Composition Copyright

COPYRIGHT

Usually it comes down to a judge, and is therefore very unscientific so judgements can be very tenuous and inconsistent.

Guidelines:

Copyright is a Three Legged Stool. If all 3 legs are in position, the case for an infringement of copyright exists. If any, or all, the legs are missing, the case is weakened, and the stool falls over.

The 3 legs are:

1. Access

  • Has one composer had any way of hearing another work to allow one to be a copy?
  • You notice that a famous star has a hit that sounds very much like your tune. It could be a coincidence unless you could  prove you sent a demo to them, or that they heard your band at a rehearsal studio.

2. Originality

  • Is what you have allegedly copied original in the first place?

Classic blues licks and riffs are often used. They are not your original composition, and you may have copied them, but you are not infringing unless someone can prove that their work was original in the first place. An example of when this would be an infringement is when a riff is very memorable, e.g. the introduction to Johnny B Good. This copyright belongs to Chuck Berry.

Be very careful when asked to write tributes, pastiche or parody. They are all much the same and things are even worse if a parody is viewed as defamation of the artist! Then there can be damages as well.

3. Substance

  • Is what you have  copied a substantial part of the original work?
  • What is substantial? Very vague, and open to interpretation, but can be defined in 2 ways:

(A) Qualitative

A distinctive hook, albeit very small, can be a qualitative copy. E.g. the opening notes of the Beatles ’Yesterday’.

(B) Quantitative

If whole chunks of an original work also occur in your work, that is a copy. So, if any one of the 3 legs doesn’t hold up, the case for an infringement is lessened. However, experience shows that in most court cases, only one of the ’legs’ gets referred to in any detail. The others might be referred to in passing, but their emphasis is less.

Useful Links:

Even one leg being present can give someone the opportunity to put a case, often a bogus case. Even very tenuous access can be grounds for a nuisance case, which because of legal aid might go to court and costs a fortune in legal fees, which will never be claimed back from the individual pursuing the claim.

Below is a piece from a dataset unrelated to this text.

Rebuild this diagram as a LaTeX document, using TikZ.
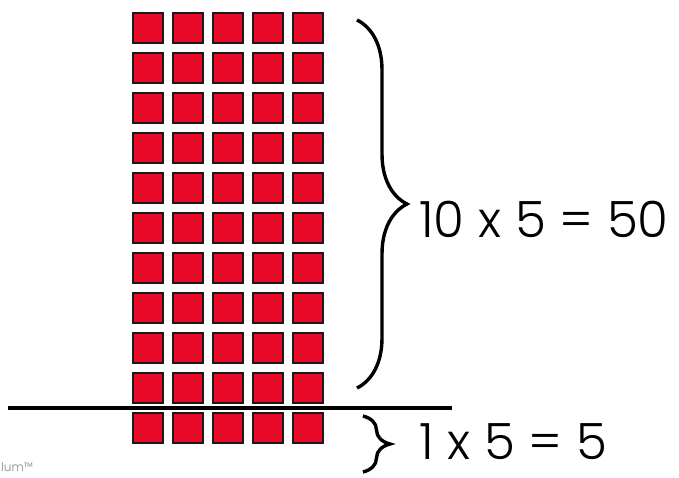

E.g.I lost this tape on the bus and the artist must have found it and copied it. Or, a tape gets thrown on to a stage during a live performance and the artist is photographed catching it. So, access can be proven. Both of the above have happened, and that alone has lead to an out of court settlement, rather than having the expense of going to court.

If you are doing a sound-alike (or what you should start to call a style-alike), you to a greater or lesser extent involved in copying. Be careful. You must ask whether there is access, copying of the original and substantiality. If there is, then there is a real problem.

How far can you go? Try not to go close. Even something in the style of is dangerous. If you absolutely have to get close, muddy the edges; introduce conflicting styles, so it cannot be compared with one individual artist, track or group. Don’t refer to a single work, that is lethal. Bear in mind the qualitative factor. Don’t string together a chain of classic riffs. Change the key. Change the time signature. Don’t give it a title that implies a link to the original.

You must also consider whether the setting (visual imagery or voiceover) may suggest a closer link to the original than you intend. As well as copyright theft there is a  passing off as law, by which the context may have much more bearing on the case than any off the above considerations. This can be completely outside the control of the composer if such elements are added afterwards, but the composer may still be the defendant in a legal battle.